なお、初心者向けに石田流の超基本を書いているので、よければご覧ください。
[関連記事]【★×2】~軽快な捌き~ 石田流を指してみよう!

 

命名:やねうら王(39手目:56金への応手)

最初に少し石田流の話をしたいのですが、石田流は「77角型」「97角型」の2パターンに大別できると思います。それぞれメリットとデメリットがあります。

個人的には5筋を突かれたら97角型、6筋を突かれたら77角型と決めて指しています。

閑話休題。本譜は77の角を引いて、飛車を76に進出させました。
金が56にいるからこそ指せる一手で、石田流の軽さに加え、手厚さが感じられますね。

本譜はここで54銀かなぁと思っていたら、以下23金!77角25歩と進みました。
横からの攻めに弱くなる一方、玉が24に行けばなかなか寄る気がしません

ここで後手陣に唐突に名前が付けたくなり、「銀冠の小部屋」に倣って「やねうら王」を考えてみました。
10秒で考えた割には、時事ネタも入っていてトンチが利いている気がします。(自画自賛)

よかったらいっしょに流行らせてみませんか?笑

 

軽い捌き(47手目:66飛)

6筋で歩交換が起こったのですが、ここで64銀に対して66飛!
振り飛車党なら全員指したい一手です。

66同角は同角~74歩で技が決まります。
実戦は65銀同飛64歩69飛

今後の展開として、金に引き続いて飛車と角も捌けたら先手理想的ですね。

 




捌きのアーティスト(59手目:85桂)

66角の王手飛車を防ぐため、87にいた馬を76に動かしたところ。
ここで久保王将の一手は85桂! この手で振り飛車の左辺が完全に捌け、はっきり先手優勢になりました。

以下74飛56角54馬75銀同飛同飛となり、角を56に据えつつ飛車を持駒にしました。
後手陣は横からの攻めに弱いため、先手が一番欲しい駒は飛車。

56で玉頭を睨みながら飛車を手持ちにしたことで、後手収拾つかなくなりました。

本譜はこの局面から34角同金23香となり、一気に寄っています。

後手の敗着としては、実戦で78角79飛87角成という応酬がありました。
(ぜひ棋譜をご覧ください。
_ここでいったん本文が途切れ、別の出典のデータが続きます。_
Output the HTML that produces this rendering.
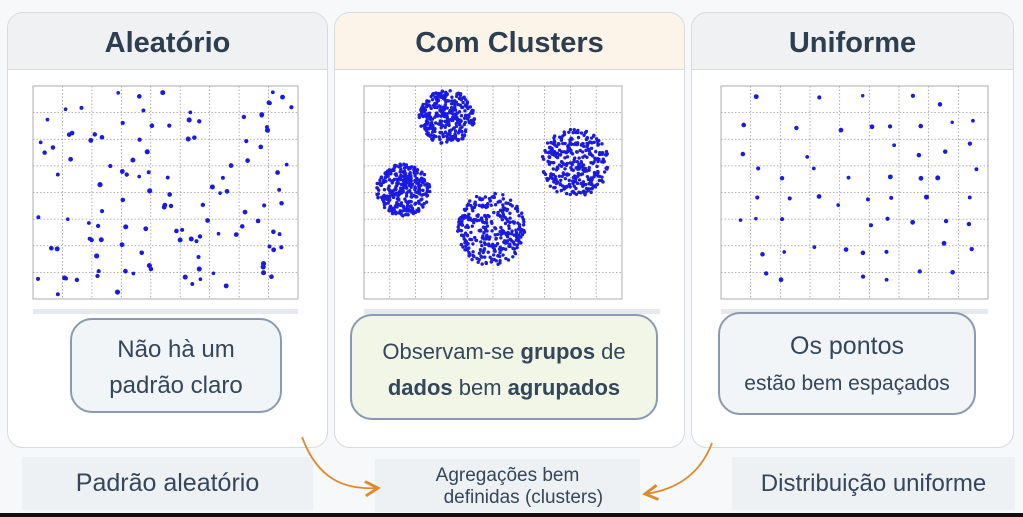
<!DOCTYPE html>
<html><head><meta charset="utf-8"><style>
body{margin:0;width:1023px;height:517px;background:#f7f8f9;position:relative;overflow:hidden;font-family:"Liberation Sans","DejaVu Sans",sans-serif;color:#2e3f52}
.p{position:absolute;top:12px;height:434px;background:#fff;border:1px solid #d6dbe0;border-radius:16px;overflow:hidden}
.h{height:56px;border-bottom:1px solid #d6dbe0;text-align:center;line-height:60px;font-size:29px;font-weight:bold;color:#2c3e50}
.c{position:absolute;border:2.5px solid #8a9ab0;border-radius:22px;text-align:center;font-size:24px;color:#34465a}
.b{position:absolute;background:#eef1f4;font-size:25px;color:#34465a;text-align:center}
svg{position:absolute;left:0;top:0}
</style></head><body>
<div class="p" style="left:7px;width:319px"><div class="h" style="background:#eff1f3">Aleatório</div></div>
<div class="p" style="left:334px;width:349px"><div class="h" style="background:#fcf4e9">Com Clusters</div></div>
<div class="p" style="left:691px;width:321px"><div class="h" style="background:#eff1f3">Uniforme</div></div>
<div style="position:absolute;left:33px;top:309px;width:265px;height:5px;background:#e6e9ed"></div>
<div style="position:absolute;left:364px;top:309px;width:296px;height:5px;background:#e6e9ed"></div>
<div style="position:absolute;left:721px;top:309px;width:267px;height:5px;background:#e6e9ed"></div>
<div class="c" style="left:70px;top:318px;width:212px;height:95px;background:#f2f5f8;line-height:36px;padding-top:12px;box-sizing:border-box">Não hà um<br>padrão claro</div>
<div class="c" style="left:350px;top:314px;width:308px;height:106px;background:#f1f6e6;line-height:36px;padding-top:18px;box-sizing:border-box;font-size:22px">Observam-se <b>grupos</b> de<br><b>dados</b> bem <b>agrupados</b></div>
<div class="c" style="left:718px;top:312px;width:258px;height:103px;background:#f2f5f8;line-height:36px;padding-top:14px;box-sizing:border-box;font-size:25px">Os pontos<br><span style="font-size:21px">estão bem espaçados</span></div>
<div class="b" style="left:22px;top:457px;width:291px;height:53px;line-height:53px">Padrão aleatório</div>
<div class="b" style="left:375px;top:459px;width:265px;height:53px;font-size:19px;line-height:22px;padding-top:6px;box-sizing:border-box">Agregações bem<br>&nbsp;&nbsp;&nbsp;&nbsp;&nbsp;&nbsp;definidas (clusters)</div>
<div class="b" style="left:732px;top:457px;width:283px;height:53px;line-height:53px;font-size:24px">Distribuição uniforme</div>
<div style="position:absolute;left:0;top:513px;width:1023px;height:4px;background:#111"></div>
<svg id="s" width="1023" height="517">
<defs><marker id="a" markerWidth="10" markerHeight="10" refX="8" refY="5" orient="auto"><path d="M1,1 L8,5 L1,9" fill="none" stroke="#e08a30" stroke-width="1.6"/></marker></defs>
<path d="M302,437 C318,480 345,490 378,488" fill="none" stroke="#e08a30" stroke-width="1.8" marker-end="url(#a)"/>
<path d="M712,443 C700,475 675,490 645,494" fill="none" stroke="#e08a30" stroke-width="1.8" marker-end="url(#a)"/>
</svg>
<script>
var s=document.getElementById('s'),N='http://www.w3.org/2000/svg';
function el(t,a){var e=document.createElementNS(N,t);for(var k in a)e.setAttribute(k,a[k]);s.appendChild(e);return e}
var seed=7;function r(){seed=(seed*16807)%2147483647;return seed/2147483647}
function plot(x,y,w,h,nc,nr){el('rect',{x:x,y:y,width:w,height:h,fill:'#fff',stroke:'#bbb','stroke-width':1.2});
for(var i=1;i<nc;i++){var xx=x+w*i/nc;el('line',{x1:xx,y1:y,x2:xx,y2:y+h,stroke:'#999','stroke-dasharray':'1.5,2','stroke-width':0.8})}
for(var j=1;j<nr;j++){var yy=y+h*j/nr;el('line',{x1:x,y1:yy,x2:x+w,y2:yy,stroke:'#999','stroke-dasharray':'1.5,2','stroke-width':0.8})}}
function dot(x,y,rr){el('circle',{cx:x,cy:y,r:rr||2,fill:'#1a1ae0'})}
plot(33,86,265,213,9,8);plot(364,86,258,213,10,8);plot(721,86,267,213,9,8);
for(var i=0;i<120;i++)dot(38+r()*255,92+r()*203,1.8+r()*0.8);
for(var gx=0;gx<10;gx++)for(var gy=0;gy<8;gy++)if(r()<0.8)dot(729+gx*26+r()*16,93+gy*25+r()*14,1.7+r()*0.8);
var cl=[[447,117,28,27],[403,190,27,26],[575,163,34,34],[491,229,34,37]];
cl.forEach(function(c){for(var i=0;i<320;i++){var a=r()*6.283,d=Math.sqrt(r());dot(c[0]+Math.cos(a)*d*c[2],c[1]+Math.sin(a)*d*c[3],1.7)}});
</script>
</body></html>
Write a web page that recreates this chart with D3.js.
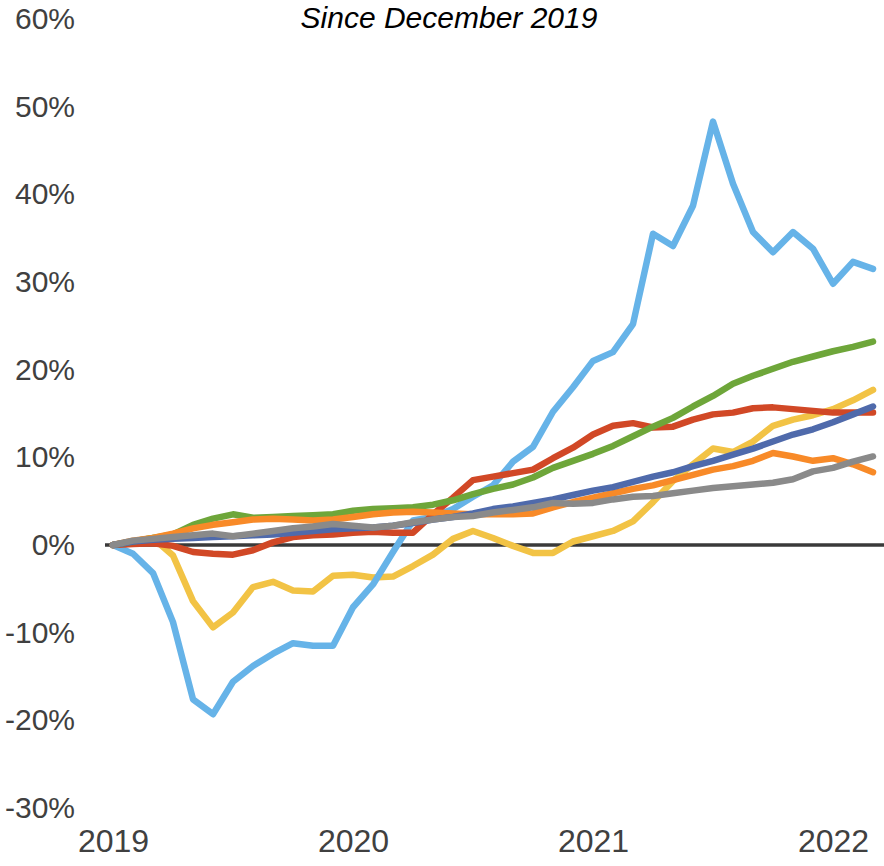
<!DOCTYPE html>
<html>
<head>
<meta charset="utf-8">
<script src="https://cdn.jsdelivr.net/npm/d3@7"></script>
<style>
  body { margin: 0; background: #fff; }
  svg { display: block; font-family: "Liberation Sans", Arial, sans-serif; }
</style>
</head>
<body>
<div id="chart"></div>
<script>
// monthly points, Dec 2019 .. Feb 2023
const months = d3.range(39).map((i) => d3.utcFormat("%Y-%m")(new Date(Date.UTC(2019, 11 + i, 1))));
const yearLabels = ["2019", "2020", "2021", "2022"];
const yTicks = [-30, -20, -10, 0, 10, 20, 30, 40, 50, 60];

const lightBlue = [0, -1.0, -3.2, -8.8, -17.6, -19.3, -15.6, -13.8, -12.4, -11.2, -11.5, -11.5, -7.1, -4.5, -0.8,
  2.8, 3.2, 4.1, 5.5, 6.8, 9.5, 11.2, 15.2, 18.0, 21.0, 22.0, 25.2, 35.5, 34.1, 38.7, 48.3, 41.2, 35.7, 33.4,
  35.7, 33.8, 29.8, 32.3, 31.5];
const yellow = [0, 0.4, 0.8, -1.2, -6.4, -9.4, -7.7, -4.8, -4.2, -5.2, -5.3, -3.5, -3.4, -3.7, -3.6, -2.4, -1.1,
  0.7, 1.6, 0.8, -0.1, -0.9, -0.9, 0.4, 1.0, 1.6, 2.7, 4.9, 7.3, 9.2, 11.0, 10.6, 11.8, 13.6, 14.3, 14.8, 15.5,
  16.5, 17.7];
const red = [0, 0.1, 0.2, -0.1, -0.8, -1.0, -1.1, -0.6, 0.3, 0.9, 1.1, 1.2, 1.4, 1.5, 1.4, 1.4, 3.5, 5.4, 7.4,
  7.8, 8.2, 8.6, 9.9, 11.1, 12.6, 13.6, 13.9, 13.4, 13.5, 14.3, 14.9, 15.1, 15.6, 15.7, 15.5, 15.3, 15.1, 15.1, 15.1];
const green = [0, 0.4, 0.8, 1.2, 2.3, 3.0, 3.5, 3.1, 3.2, 3.3, 3.4, 3.5, 3.9, 4.1, 4.2, 4.3, 4.6, 5.1, 5.8, 6.4,
  6.9, 7.7, 8.8, 9.6, 10.4, 11.3, 12.4, 13.5, 14.5, 15.8, 17.0, 18.4, 19.3, 20.1, 20.9, 21.5, 22.1, 22.6, 23.2];
const orange = [0, 0.5, 0.8, 1.3, 1.9, 2.3, 2.6, 2.9, 3.0, 2.9, 2.8, 2.9, 3.2, 3.5, 3.7, 3.8, 3.7, 3.6, 3.5, 3.5,
  3.5, 3.6, 4.3, 4.9, 5.4, 5.9, 6.4, 6.8, 7.4, 8.0, 8.6, 9.0, 9.6, 10.5, 10.1, 9.6, 9.9, 9.2, 8.3];
const darkBlue = [0, 0.4, 0.6, 0.7, 0.8, 0.9, 1.0, 1.1, 1.2, 1.4, 1.6, 1.8, 1.9, 2.0, 2.2, 2.5, 2.9, 3.2, 3.6, 4.1,
  4.4, 4.8, 5.2, 5.7, 6.2, 6.6, 7.2, 7.8, 8.3, 9.0, 9.6, 10.3, 11.0, 11.8, 12.6, 13.2, 14.0, 14.9, 15.8];
const gray = [0, 0.5, 0.7, 0.9, 1.1, 1.3, 1.0, 1.3, 1.6, 1.9, 2.1, 2.4, 2.2, 2.0, 2.2, 2.6, 2.9, 3.2, 3.3, 3.7,
  4.0, 4.3, 4.8, 4.7, 4.8, 5.2, 5.5, 5.6, 5.9, 6.2, 6.5, 6.7, 6.9, 7.1, 7.5, 8.4, 8.8, 9.5, 10.1];

const series = [
  { name: "yellow", values: yellow, color: "#f2c345" },
  { name: "lightBlue", values: lightBlue, color: "#66b3e8" },
  { name: "red", values: red, color: "#d14826" },
  { name: "green", values: green, color: "#6ea63a" },
  { name: "orange", values: orange, color: "#f88a28" },
  { name: "darkBlue", values: darkBlue, color: "#4f6aab" },
  { name: "gray", values: gray, color: "#8a8a8a" },
];

const width = 884, height = 866;

const x = d3.scalePoint().domain(months).range([113, 873]);
const y = d3.scaleLinear().domain([-30, 60]).range([808, 19]);

const svg = d3.select("#chart").append("svg")
  .attr("width", width)
  .attr("height", height);

// title
svg.append("text")
  .attr("x", 449)
  .attr("y", 28)
  .attr("text-anchor", "middle")
  .attr("font-size", 30)
  .attr("font-style", "italic")
  .attr("fill", "#000")
  .text("Since December 2019");

// y axis labels
const yAxis = d3.axisLeft(y)
  .tickValues(yTicks)
  .tickFormat((d) => d + "%")
  .tickSize(0)
  .tickPadding(0);

svg.append("g")
  .attr("transform", "translate(75,0)")
  .call(yAxis)
  .call((g) => g.select(".domain").remove())
  .call((g) => g.selectAll("text")
    .attr("font-size", 30)
    .attr("font-family", "'Liberation Sans', Arial, sans-serif")
    .attr("fill", "#404040"));

// x axis labels, one per year
const xAxis = d3.axisBottom(x)
  .tickValues(months.filter((d, i) => i % 12 === 0))
  .tickFormat((d, i) => yearLabels[i])
  .tickSize(0)
  .tickPadding(0);

svg.append("g")
  .attr("transform", "translate(0,829)")
  .call(xAxis)
  .call((g) => g.select(".domain").remove())
  .call((g) => g.selectAll("text")
    .attr("font-size", 32)
    .attr("font-family", "'Liberation Sans', Arial, sans-serif")
    .attr("fill", "#404040"));

// zero line
svg.append("line")
  .attr("x1", 105)
  .attr("x2", width)
  .attr("y1", y(0))
  .attr("y2", y(0))
  .attr("stroke", "#3a3a3a")
  .attr("stroke-width", 3.5);

const line = d3.line()
  .x((d, i) => x(months[i]))
  .y((d) => y(d));

svg.append("g")
  .selectAll("path")
  .data(series)
  .join("path")
  .attr("fill", "none")
  .attr("stroke", (d) => d.color)
  .attr("stroke-width", 6.5)
  .attr("stroke-linejoin", "round")
  .attr("stroke-linecap", "round")
  .attr("d", (d) => line(d.values));
</script>
</body>
</html>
)

ここで、「87」ではなく67角成としていたら、馬が盤上を制圧気味です。
これなら後手有利の展開になっていたと思います。

 

手裏剣が刺さって投了(85手目:63歩)

久保王将は最後も小気味いい手で決めました。それが63歩

軽い手ではありますが、どう取っても非常に形が悪くなります。
ここで増田6段が投了となりました。

以下は次の変化が考えられそうです。

僕だったら63歩に替えて56香で馬を追っていたと思います。
決め方も久保王将らしく、最後の最後まで久保流の将棋を見ることができました。

増田6段と後手陣の「やねうら王」にとっては、非常に残念な敗戦となってしまいました。